LES MICROBIOTIQUES digestifs – bactéries intestinales appartenant à diverses espèces impliquées dans le métabolisme des composants alimentaires et dans la maturation de l’épithélium intestinal, du système vasculaire et du tissu lymphoïde – soulèvent un intérêt croissant, qui ne va pas se démentir après les résultats publiés par l’équipe de Lille (Pierre Desrumeaux, Christel Rousseaux et coll.).
P. Desrumeaux et son équipe du Chru de Lille ont voulu tester l’hypothèse que les probiotiques sont capables d’induire l’expression de récepteurs sur les cellules épithéliales et peuvent contrôler la transmission des informations nociceptives dans le système nerveux intestinal.
L’hypothèse s’est révélée fondée. Ils mettent en évidence, en travaillant sur des rats Sprague-Dawley et des souris, que l’administration orale quotidienne de Lactobacillus acidophilus NCFM élève le seuil de la douleur au niveau du côlon.
Sur le modèle d’étude, on sait qu’une distension par lavements de 50 mmHg est nécessaire pour induire la sensation douloureuse.
La prise de L.acidophilus NCFM élève le seuil de la douleur de 20 % et réduit la perception nociceptive.
«Le bénéfice observé est équivalent à celui de la morphine, antalgique majeur administré par voie sous-cutanée à la dose de 1mg/kg», rapportent les expérimentateurs.
En outre, les probiotiques étudiés augmentent de 65 % l’efficacité de la morphine au niveau intestinal.
Et chez les humains ? «L’efficacité antalgique équivalente entre l’administration orale de L. acidophilus NCFM et une dose standard de morphine suggère qu’une modulation spécifique de la flore intestinale pourrait représenter un traitement des douleurs abdominales, un symptôme dont la prévalence est élevée dans la population générale.» Vingt pour cent de la population, dont une majorité de femmes, souffrent de troubles fonctionnels intestinaux (TFI ou syndrome de l’intestin irritable), composés de ballonnements, de perturbations du transit et surtout de douleurs, sans cause organique identifiée.
Au niveau moléculaire, les biologistes démontrent que L.acidophilus NCFM induit l’expression de deux récepteurs qui ont un rôle dans la régulation de la douleur.
Ainsi, les récepteurs µ (mu) opioïdes et les récepteurs de type 2 cannabinoïdes (CB2) s’expriment à la surface des cellules épithéliales en réponse à l’administration de L.acidophilus NCFM.
Après un traitement de quinze jours, l’ADN du probiotique dans les fèces est sensiblement augmenté.

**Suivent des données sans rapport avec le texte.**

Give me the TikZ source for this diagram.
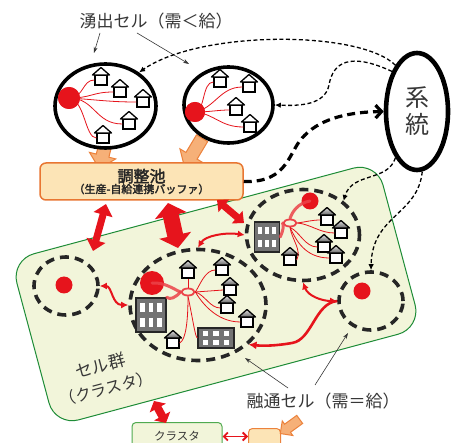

Les protéines ciblant les récepteurs s’expriment dans 60 % des cellules intestinales.
L’effet antalgique au bout d’une dizaine de jours.
Et l’augmentation du seuil de sensibilité est perceptible après quinze jours de traitement. L’effet antalgique dépend de la dose de probiotiques, apparaît au bout d’une dizaine de jours et se maintient tant que le produit est ingéré.
Lactobacillus acidophilus NCFM est un probiotique connu, facilement isolé des selles humaines. Ce germe est l’objet d’études sur ses qualités physiologiques et fermentatives. Une comparaison a été réalisée avec d’autres probiotiques connus et largement représentés dans le côlon à l’état physiologique : Lactobacillus paracasei, Biphidobacterium lactis Bi-07 et Bi-04 et deux souches d’ Escherichia coli, adhérents et invasifs.
Les autres germes n’ont pas d’efficacité, ni contre les douleurs, ni pour induire l’expression de récepteurs opioïdes ou cannabinoïdes.
« Ces résultats font progresser notre compréhension de la douleur viscérale, traditionnellement considérée comme à transmission neurologique. »
Un contact direct avec la cellule épithéliale.
On évolue vers la notion qu’un contact direct de NCFM avec la cellule épithéliale est capable d’induire, via la voie NF-kappa B (opioïde) ou CB2, une modulation de la douleur et la restauration d’une perception viscérale normale.
La douleur, chez les patients souffrant de TFI, est attribuée à une hypersensibilité viscérale. Qui pourrait être inversée par ce moyen ; ce qui constitue un nouveau concept de prise en charge, dénué d’effets indésirables.
Une étude est déjà en cours aux Etats-Unis chez des patients souffrant de TFI.
« Nature Medicine » 10 décembre 2006.